The “Diabetes Belt” Shows Concentration Of Disease In U.S. South

There is such a thing called the “Diabetes Belt,” according to the Centers for Disease Control. The gigantic swath of the southeastern portion of the U.S. starts at the southeastern coast, and runs through Tennessee and Kentucky and stops just at the borders of Texas and north into Oklahoma.

The CDC gave some statistics of rates of diabetes and obesity that are pretty alarming. In the Appalachian region of Kentucky, Tennessee and West Virginia, 81% of the counties have high rates; 77% in the Alabama, Georgia, Louisiana, Mississippi and South Carolina; also some tribal lands in the West and Northern Plains have high rates of obesity and diabetes.

The Los Angeles Times also reported on a study in the American Journal of Preventive Medicine that showed Native Americans in the western part of the country, specifically: Arizona, New Mexico, Montana, Nevada and Washington, also suffered from high rates of the disease. The paper reported:

By no coincidence, there is considerable overlap among these three belts. Much of its is simple demographics: Ethnicity and age are key factors in a person’s risk of developing diabetes. African Americans, who are clustered densely inside the diabetes belt, appear to be predisposed to diabetes and metabolic disturbances, as are American Indians, who largely account for pockets of diabetes scattered throughout the Western states. (Curiously, although Latino descent is considered a risk factor for type-2 diabetes, the map shows little overlap between Latino population clusters and places where the incidence of diabetes is very high.)
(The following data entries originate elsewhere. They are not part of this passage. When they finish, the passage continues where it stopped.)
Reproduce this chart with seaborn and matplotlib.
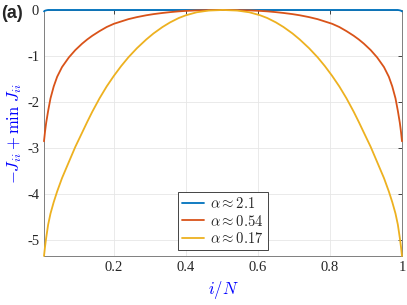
import numpy as np
import pandas as pd
import matplotlib
matplotlib.use('Agg')
import matplotlib.pyplot as plt
import seaborn as sns

# values (x = i/N)
x_vals = [0.006, 0.009, 0.012, 0.0175, 0.024, 0.033, 0.0425, 0.056, 0.075, 0.093,
          0.112, 0.126, 0.14, 0.16, 0.18, 0.2, 0.22, 0.24, 0.264, 0.29,
          0.31, 0.335, 0.356, 0.38, 0.40, 0.43, 0.463, 0.503,
          0.543, 0.576, 0.606, 0.626, 0.65, 0.671, 0.696, 0.716, 0.742, 0.766,
          0.786, 0.806, 0.826, 0.846, 0.866, 0.88, 0.894, 0.913, 0.931, 0.95,
          0.9635, 0.973, 0.982, 0.9885, 0.994, 0.997, 1.0]

y_21 = [-0.03, -0.015, -0.008, 0, 0, 0, 0, 0, 0, 0,
        0, 0, 0, 0, 0, 0, 0, 0, 0, 0,
        0, 0, 0, 0, 0, 0, 0, 0,
        0, 0, 0, 0, 0, 0, 0, 0, 0, 0,
        0, 0, 0, 0, 0, 0, 0, 0, 0, 0,
        0, 0, 0, 0, -0.008, -0.015, -0.03]

y_054 = [-2.85, -2.63, -2.45, -2.19, -1.92, -1.66, -1.45, -1.24, -1.03, -0.87,
         -0.73, -0.64, -0.56, -0.46, -0.37, -0.30, -0.25, -0.20, -0.155, -0.115,
         -0.09, -0.065, -0.047, -0.03, -0.02, -0.009, -0.003, 0,
         -0.003, -0.009, -0.02, -0.03, -0.047, -0.065, -0.09, -0.115, -0.155, -0.20,
         -0.25, -0.30, -0.37, -0.46, -0.56, -0.64, -0.73, -0.87, -1.03, -1.24,
         -1.45, -1.66, -1.92, -2.19, -2.45, -2.63, -2.85]

y_017 = [-5.34, -5.13, -4.95, -4.66, -4.42, -4.17, -3.94, -3.65, -3.30, -2.97,
         -2.66, -2.43, -2.21, -1.92, -1.66, -1.43, -1.22, -1.03, -0.83, -0.64,
         -0.51, -0.37, -0.27, -0.175, -0.115, -0.05, -0.013, 0,
         -0.013, -0.05, -0.115, -0.175, -0.27, -0.37, -0.51, -0.64, -0.83, -1.03,
         -1.22, -1.43, -1.66, -1.92, -2.21, -2.43, -2.66, -2.97, -3.30, -3.65,
         -3.94, -4.17, -4.42, -4.66, -4.95, -5.13, -5.34]

labels = [r'$\alpha \approx 2.1$', r'$\alpha \approx 0.54$', r'$\alpha \approx 0.17$']
colors = ['#0072BD', '#D95319', '#EDB120']

df = pd.concat([
    pd.DataFrame({'x': x_vals, 'y': y_21, 'curve': labels[0]}),
    pd.DataFrame({'x': x_vals, 'y': y_054, 'curve': labels[1]}),
    pd.DataFrame({'x': x_vals, 'y': y_017, 'curve': labels[2]}),
])

sns.set_style('white')
plt.rcParams['font.family'] = ['Liberation Serif', 'DejaVu Serif']
plt.rcParams['mathtext.fontset'] = 'cm'
plt.rcParams['xtick.direction'] = 'in'
plt.rcParams['ytick.direction'] = 'in'

fig = plt.figure(figsize=(4.07, 3.05), dpi=100)
ax = fig.add_axes([0.1081, 0.1607, 0.8796, 0.8066])

sns.lineplot(data=df, x='x', y='y', hue='curve', palette=colors, sort=False,
             linewidth=1.3, ax=ax)
for ln in ax.get_lines():
    ln.set_clip_on(False)
    ln.set_zorder(3)

ax.set_xlim(0.006, 1)
ax.set_ylim(-5.34, 0)
ax.set_xticks([0.2, 0.4, 0.6, 0.8, 1])
ax.set_xticklabels(['0.2', '0.4', '0.6', '0.8', '1'])
ax.set_yticks([0, -1, -2, -3, -4, -5])
ax.set_yticklabels(['0', '-1', '-2', '-3', '-4', '-5'])
ax.tick_params(labelsize=10.5, colors='#262626', length=3, width=0.6,
               top=True, right=True)
ax.grid(True, color='#e6e6e6', linewidth=0.6)
for s in ax.spines.values():
    s.set_color('#7f7f7f')
    s.set_linewidth(0.7)

ax.set_xlabel(r'$i/N$', color='blue', fontsize=12, labelpad=4)
ax.set_ylabel(r'$-J_{ii} + \min\ J_{ii}$', color='blue', fontsize=12, labelpad=2)

leg = ax.legend(loc='lower center', bbox_to_anchor=(0.5, 0.024), borderaxespad=0,
                fancybox=False, framealpha=1, edgecolor='#262626', fontsize=10.5,
                handlelength=1.5, handletextpad=0.4, labelspacing=0.15,
                borderpad=0.3)
leg.get_frame().set_linewidth(0.6)
leg.set_zorder(5)

fig.text(0.003, 0.985, '(a)', fontsize=13, fontweight='bold',
         family='Liberation Sans', va='top', ha='left')

fig.savefig('out.png', dpi=100)
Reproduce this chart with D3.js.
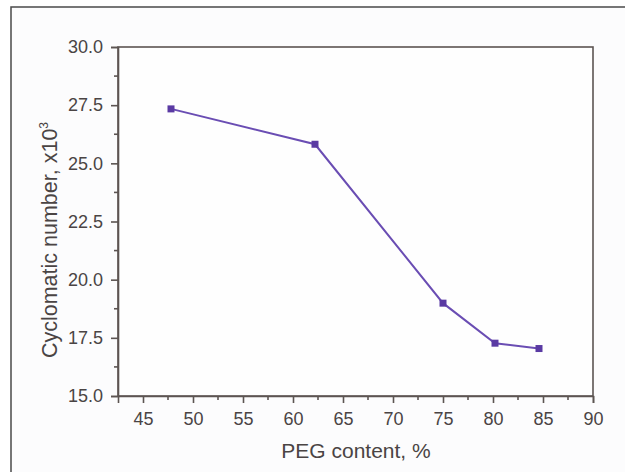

But behavior matters too. Two “modifiable risk factors” for diabetes — obesity and sedentary behavior — account for 30% of the difference between counties with a normal or near-normal rate of type-2 diabetes (8.5% of adults) and those with an unusually high rates of diabetes (where roughly 11.7% of adults suffer from the disease). Public health officials should consider “culturally appropriate interventions to decrease obesity and sedentary lifestyle” in the counties of the diabetes belt, the authors urged.

I’d like to also point out that these areas include places that are mostly poor. What’s in the cheap food like soda and chips that we eat? Salt, corn syrup, sugar, preservatives, little fiber and little nutrition. The underlying issue here is poverty; in the U.S., unlike other countries, poor people get fat off the horrible cheap foods available while rich people can eat organic tomatoes. The sad contradiction here is that the U.S. government recommends healthy guidelines for our diets, while not regulating the garbage food manufacturers put into their food.

Which means, of course, it’s up to us to take care of our health.